As more plants burn across the West, they are being replaced by both native and exotic grasses.
In the desert, fires are burning in places where they weren't before, said Mahood of the Agriculture Department. The same drought-induced fires are magnified in deserts because annual grasses, unlike perennials on the plains, are absent year-round.
These grasses take advantage of rare rains to reproduce and then die, forming a carpet of fire fuel on the desert floor.
Two recent fires in California's Mojave National Preserve are a good example, Mahood said. These fires exploited the invasive red bromegrass and burned hundreds of thousands of acres of the Mojave Desert and more than a million iconic Joshua trees.
Increased hot and dry conditions inhibit native plant recovery. As a result, grass grows.
The West's stocky, iconic sagebrush is the single largest ecosystem in the Lower 48, but half of it has been lost or degraded in the past 20 years.
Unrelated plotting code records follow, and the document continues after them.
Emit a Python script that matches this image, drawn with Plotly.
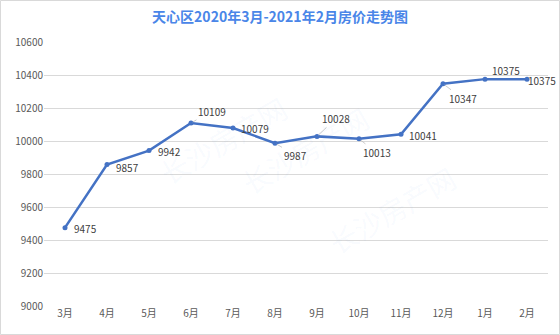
import plotly.graph_objects as go

months = ["3月", "4月", "5月", "6月", "7月", "8月", "9月", "10月", "11月", "12月", "1月", "2月"]
prices = [9475, 9857, 9942, 10109, 10079, 9987, 10028, 10013, 10041, 10347, 10375, 10375]
# label offsets in pixels (dx, dy; dy downward) and whether to draw a leader line
label_dx = [20, 20, 20, 21, 22, 20, 19, 18, 22, 20, 21, 15]
label_dy = [1, 3, 1, -12, 1, 12, -18, 14, 1, 15, -9, 1]
leader = [False, False, False, True, False, True, True, True, False, True, False, False]

W, H = 560, 335
L, R, T, B = 44, 12, 42, 29
pw, ph = W - L - R, H - T - B

fig = go.Figure()
fig.add_trace(go.Scatter(
    x=months, y=prices, mode="lines+markers",
    line=dict(color="#4472C4", width=2.5),
    marker=dict(color="#4472C4", size=5),
    hoverinfo="skip", showlegend=False,
))

annotations = []
for m, p, dx, dy, ld in zip(months, prices, label_dx, label_dy, leader):
    annotations.append(dict(
        x=m, y=p, xref="x", yref="y", text=str(p),
        showarrow=True, arrowhead=0, arrowwidth=0.8,
        arrowcolor="#BFBFBF" if ld else "rgba(0,0,0,0)",
        ax=dx, ay=dy, standoff=2,
        font=dict(family="Noto Sans CJK SC", size=10, color="#404040"),
    ))

# watermarks
for (px, py) in [(150, 140), (305, 150), (465, 210)]:
    annotations.append(dict(
        x=(px - L) / pw, y=(H - B - py) / ph, xref="paper", yref="paper",
        text="长沙房产网", showarrow=False, textangle=-30,
        font=dict(family="Noto Sans CJK SC", size=28, color="rgba(74,134,232,0.05)"),
    ))

fig.update_layout(
    width=W, height=H,
    margin=dict(l=L, r=R, t=T, b=B),
    paper_bgcolor="white", plot_bgcolor="white",
    title=dict(text="<b>天心区2020年3月-2021年2月房价走势图</b>", x=0.5, xanchor="center",
               y=1 - 17 / H, yanchor="middle",
               font=dict(family="Noto Sans CJK SC", size=14, color="#4A86E8")),
    xaxis=dict(range=[-0.5, len(months) - 0.5], showgrid=False, showline=False, ticks="",
               zeroline=False,
               tickfont=dict(family="Noto Sans CJK SC", size=10, color="#595959")),
    yaxis=dict(range=[9000, 10600], dtick=200, tickformat="d", showgrid=True,
               gridcolor="#D9D9D9", gridwidth=1, zeroline=False, showline=False, ticks="",
               tickfont=dict(family="Noto Sans CJK SC", size=10, color="#595959")),
    annotations=annotations,
    shapes=[dict(type="rect", xref="paper", yref="paper",
                 x0=(0.5 - L) / pw, x1=(W - 0.5 - L) / pw,
                 y0=-(B - 0.5) / ph, y1=(H - B - 0.5) / ph,
                 line=dict(color="#D9D9D9", width=1), layer="below")],
)

fig.write_html("out.html")
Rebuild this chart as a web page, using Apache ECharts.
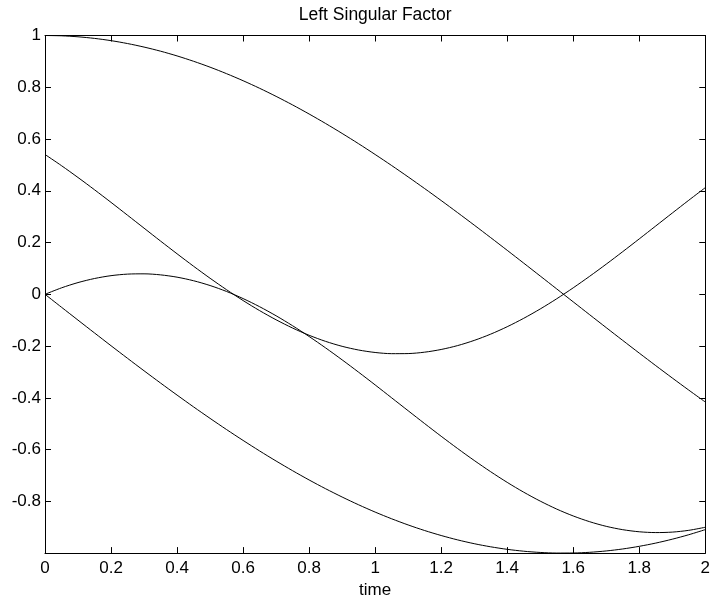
<!DOCTYPE html>
<html>
<head>
<meta charset="utf-8">
<script src="https://cdn.jsdelivr.net/npm/echarts@6/dist/echarts.min.js"></script>
<style>
  html, body { margin: 0; padding: 0; background: #fff; }
  #chart { width: 713px; height: 604px; }
</style>
</head>
<body>
<div id="chart"></div>
<script>
// sample times
const time = [
  0.00, 0.05, 0.10, 0.15, 0.20, 0.25, 0.30, 0.35, 0.40, 0.45,
  0.50, 0.55, 0.60, 0.65, 0.70, 0.75, 0.80, 0.85, 0.90, 0.95,
  1.00, 1.05, 1.10, 1.15, 1.20, 1.25, 1.30, 1.35, 1.40, 1.45,
  1.50, 1.55, 1.60, 1.65, 1.70, 1.75, 1.80, 1.85, 1.90, 1.95, 2.00
];

// factor components
const factor1 = [
  1.0000, 0.9988, 0.9950, 0.9888, 0.9801, 0.9689, 0.9553, 0.9394, 0.9211, 0.9004,
  0.8776, 0.8525, 0.8253, 0.7961, 0.7648, 0.7317, 0.6967, 0.6600, 0.6216, 0.5817,
  0.5403, 0.4976, 0.4536, 0.4085, 0.3624, 0.3153, 0.2675, 0.2190, 0.1700, 0.1205,
  0.0707, 0.0208, -0.0292, -0.0791, -0.1288, -0.1782, -0.2272, -0.2756, -0.3233, -0.3702, -0.4161
];
const factor2 = [
  0.0000, -0.0500, -0.0998, -0.1494, -0.1987, -0.2474, -0.2955, -0.3429, -0.3894, -0.4350,
  -0.4794, -0.5227, -0.5646, -0.6052, -0.6442, -0.6816, -0.7174, -0.7513, -0.7833, -0.8134,
  -0.8415, -0.8674, -0.8912, -0.9128, -0.9320, -0.9490, -0.9636, -0.9757, -0.9854, -0.9927,
  -0.9975, -0.9998, -0.9996, -0.9969, -0.9917, -0.9840, -0.9738, -0.9613, -0.9463, -0.9290, -0.9093
];
const factor3 = [
  0.5403, 0.4970, 0.4513, 0.4039, 0.3552, 0.3055, 0.2556, 0.2057, 0.1566, 0.1085,
  0.0620, 0.0177, -0.0241, -0.0630, -0.0985, -0.1304, -0.1583, -0.1819, -0.2010, -0.2153,
  -0.2248, -0.2294, -0.2290, -0.2236, -0.2132, -0.1981, -0.1782, -0.1539, -0.1253, -0.0928,
  -0.0567, -0.0173, 0.0250, 0.0698, 0.1165, 0.1648, 0.2141, 0.2640, 0.3139, 0.3634, 0.4120
];
const factor4 = [
  0.0000, 0.0249, 0.0453, 0.0610, 0.0720, 0.0780, 0.0791, 0.0751, 0.0662, 0.0524,
  0.0339, 0.0109, -0.0165, -0.0479, -0.0830, -0.1215, -0.1630, -0.2071, -0.2533, -0.3011,
  -0.3501, -0.4000, -0.4499, -0.4996, -0.5485, -0.5961, -0.6420, -0.6856, -0.7267, -0.7646,
  -0.7991, -0.8299, -0.8565, -0.8788, -0.8966, -0.9095, -0.9176, -0.9207, -0.9189, -0.9120, -0.9002
];

const xTicks = [0, 0.2, 0.4, 0.6, 0.8, 1, 1.2, 1.4, 1.6, 1.8, 2];
const yTicks = [-0.8, -0.6, -0.4, -0.2, 0, 0.2, 0.4, 0.6, 0.8, 1];

const FONT = '"Liberation Sans", Arial, Helvetica, sans-serif';
const pairs = ys => time.map((t, i) => [t, ys[i]]);

const lineAxis = { show: true, onZero: false, lineStyle: { color: '#000', width: 1 } };
const tickIn = { show: true, inside: true, length: 6, lineStyle: { color: '#000', width: 1 } };

function fmt(v) {
  const r = Math.round(v * 10) / 10;
  return String(r);
}

const chart = echarts.init(document.getElementById('chart'), null, { renderer: 'canvas' });

const mkSeries = ys => ({
  type: 'line',
  data: pairs(ys),
  showSymbol: false,
  smooth: 0.3,
  lineStyle: { color: '#000', width: 1 },
  emphasis: { disabled: true },
  silent: true,
  animation: false
});

chart.setOption({
  animation: false,
  backgroundColor: '#fff',
  grid: { left: 45, right: 4, top: 35.5, bottom: 43.5, containLabel: false },
  xAxis: [
    {
      type: 'value', min: 0, max: 2, interval: 0.2, position: 'bottom',
      axisLine: lineAxis, axisTick: tickIn, splitLine: { show: false },
      axisLabel: {
        color: '#000', fontSize: 17, fontFamily: FONT, margin: 7,
        formatter: v => xTicks.some(t => Math.abs(t - v) < 1e-9) ? fmt(v) : ''
      },
      name: 'time', nameLocation: 'middle', nameGap: 26,
      nameTextStyle: { color: '#000', fontSize: 17, fontFamily: FONT }
    },
    {
      type: 'value', min: 0, max: 2, interval: 0.2, position: 'top',
      axisLine: lineAxis, axisTick: tickIn, splitLine: { show: false },
      axisLabel: { show: false },
      name: 'Left Singular Factor', nameLocation: 'middle', nameGap: 11,
      nameTextStyle: { color: '#000', fontSize: 17.5, fontFamily: FONT }
    }
  ],
  yAxis: [
    {
      type: 'value', min: -1, max: 1, interval: 0.2, position: 'left',
      axisLine: lineAxis, axisTick: tickIn, splitLine: { show: false },
      axisLabel: {
        color: '#000', fontSize: 17, fontFamily: FONT, margin: 4,
        formatter: v => yTicks.some(t => Math.abs(t - v) < 1e-9) ? fmt(v) : ''
      }
    },
    {
      type: 'value', min: -1, max: 1, interval: 0.2, position: 'right',
      axisLine: lineAxis, axisTick: tickIn, splitLine: { show: false },
      axisLabel: { show: false }
    }
  ],
  series: [
    mkSeries(factor1),
    mkSeries(factor2),
    mkSeries(factor3),
    mkSeries(factor4)
  ]
});
</script>
</body>
</html>
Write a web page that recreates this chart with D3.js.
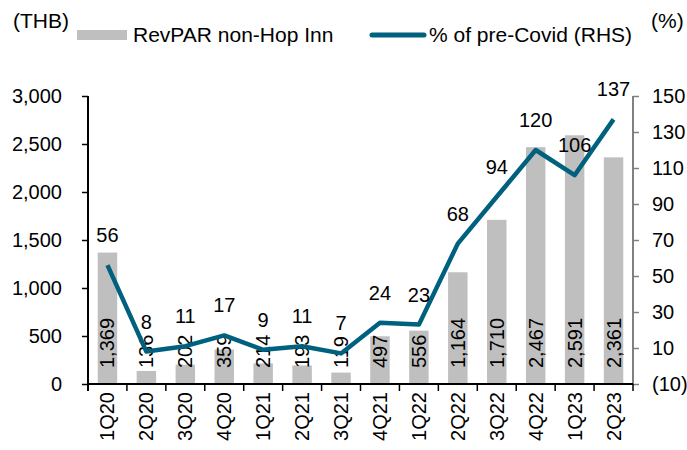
<!DOCTYPE html>
<html>
<head>
<meta charset="utf-8">
<script src="https://cdn.jsdelivr.net/npm/d3@7"></script>
<style>
  body { margin: 0; background: #fff; }
  svg text { font-family: "Liberation Sans", Arial, sans-serif; fill: #000; }
</style>
</head>
<body>
<div id="chart"></div>
<script>
const quarters = ["1Q20", "2Q20", "3Q20", "4Q20", "1Q21", "2Q21", "3Q21", "4Q21", "1Q22", "2Q22", "3Q22", "4Q22", "1Q23", "2Q23"];
const revpar = [1369, 136, 202, 359, 214, 193, 119, 497, 556, 1164, 1710, 2467, 2591, 2361];
const revparLabels = ["1,369", "136", "202", "359", "214", "193", "119", "497", "556", "1,164", "1,710", "2,467", "2,591", "2,361"];
const pctPreCovid = [56, 8, 11, 17, 9, 11, 7, 24, 23, 68, 94, 120, 106, 137];
const leftTicks = [0, 500, 1000, 1500, 2000, 2500, 3000];
const rightTicks = [-10, 10, 30, 50, 70, 90, 110, 130, 150];

const width = 687, height = 450;
const plotLeft = 88, plotRight = 633, plotTop = 96, plotBottom = 384;

const svg = d3.select("#chart").append("svg")
    .attr("width", width)
    .attr("height", height);

const x = d3.scaleBand().domain(quarters).range([plotLeft, plotRight]).paddingInner(0.5).paddingOuter(0.25);
const yL = d3.scaleLinear().domain([0, 3000]).range([plotBottom, plotTop]);
const yR = d3.scaleLinear().domain([-10, 150]).range([plotBottom, plotTop]);

// bars
svg.append("g")
    .selectAll("rect")
    .data(revpar)
    .enter().append("rect")
    .attr("x", (d, i) => x(quarters[i]))
    .attr("width", x.bandwidth())
    .attr("y", d => yL(d))
    .attr("height", d => yL(0) - yL(d))
    .attr("fill", "#bfbfbf");

// left axis
const axisL = svg.append("g")
    .attr("transform", `translate(${plotLeft},0)`)
    .call(d3.axisLeft(yL).tickValues(leftTicks).tickFormat(d3.format(",")).tickSize(6).tickPadding(20));
axisL.select(".domain").attr("stroke", "#000").attr("stroke-width", 2).attr("d", `M0,${plotTop}V${plotBottom + 7}`);
axisL.selectAll(".tick line").attr("stroke", "#000").attr("stroke-width", 1.5);
axisL.selectAll(".tick text").style("font-size", "20px").attr("font-family", null);

// right axis
const axisR = svg.append("g")
    .attr("transform", `translate(${plotRight},0)`)
    .call(d3.axisRight(yR).tickValues(rightTicks)
        .tickFormat(d => d < 0 ? `(${-d})` : d).tickSize(6).tickPadding(13));
axisR.select(".domain").attr("stroke", "#808080").attr("stroke-width", 2).attr("d", `M0,${plotTop}V${plotBottom}`);
axisR.selectAll(".tick line").attr("stroke", "#808080").attr("stroke-width", 1.5);
axisR.selectAll(".tick text").style("font-size", "20px").attr("font-family", null);

// bottom axis with ticks between categories
const xAxis = svg.append("g");
xAxis.append("line")
    .attr("x1", plotLeft).attr("x2", plotRight)
    .attr("y1", plotBottom).attr("y2", plotBottom)
    .attr("stroke", "#000").attr("stroke-width", 2);
xAxis.selectAll("line.tk")
    .data(d3.range(quarters.length + 1))
    .enter().append("line")
    .attr("class", "tk")
    .attr("x1", i => plotLeft + i * x.step())
    .attr("x2", i => plotLeft + i * x.step())
    .attr("y1", plotBottom).attr("y2", plotBottom + 7)
    .attr("stroke", "#000").attr("stroke-width", 1.5);
xAxis.selectAll("text")
    .data(quarters)
    .enter().append("text")
    .attr("transform", d => `translate(${x(d) + x.bandwidth() / 2},${plotBottom + 8}) rotate(-90)`)
    .attr("text-anchor", "end")
    .attr("dy", "0.35em")
    .style("font-size", "20px")
    .text(d => d);

// bar labels (inside base, rotated)
svg.append("g")
    .selectAll("text")
    .data(revparLabels)
    .enter().append("text")
    .attr("transform", (d, i) => `translate(${x(quarters[i]) + x.bandwidth() / 2},${plotBottom - 16}) rotate(-90)`)
    .attr("text-anchor", "start")
    .attr("dy", "0.35em")
    .style("font-size", "20px")
    .text(d => d);

// line
const line = d3.line()
    .x((d, i) => x(quarters[i]) + x.bandwidth() / 2)
    .y(d => yR(d));

svg.append("path")
    .datum(pctPreCovid)
    .attr("d", line)
    .attr("fill", "none")
    .attr("stroke", "#00617e")
    .attr("stroke-width", 4.5)
    .attr("stroke-linejoin", "round");

svg.append("g")
    .selectAll("text")
    .data(pctPreCovid)
    .enter().append("text")
    .attr("x", (d, i) => x(quarters[i]) + x.bandwidth() / 2)
    .attr("y", d => yR(d) - 23)
    .attr("text-anchor", "middle")
    .style("font-size", "20px")
    .text(d => d);

// axis titles
svg.append("text").attr("x", 13).attr("y", 28).style("font-size", "21px").text("(THB)");
svg.append("text").attr("x", 651).attr("y", 28).style("font-size", "21px").text("(%)");

// legend
const legend = svg.append("g");
legend.append("rect")
    .attr("x", 77).attr("y", 30).attr("width", 50).attr("height", 10)
    .attr("fill", "#bfbfbf");
legend.append("text").attr("x", 133).attr("y", 42).style("font-size", "21px").text("RevPAR non-Hop Inn");
legend.append("line")
    .attr("x1", 372).attr("x2", 424).attr("y1", 35).attr("y2", 35)
    .attr("stroke", "#00617e").attr("stroke-width", 5).attr("stroke-linecap", "round");
legend.append("text").attr("x", 429).attr("y", 42).style("font-size", "21px").text("% of pre-Covid (RHS)");
</script>
</body>
</html>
A USGS study found that an area of sagebrush roughly the size of Delaware falls victim to grass, fire, and other stressors each year.
Increased grass growth and a complex interplay of climate stressors further increase the risk of fire now and in the future.
“It may look bad now, but it probably won't look that bad over the next 10 years,” Mahood said. “Think about how bad the fire season was 20 years ago. Now that seems like nothing.”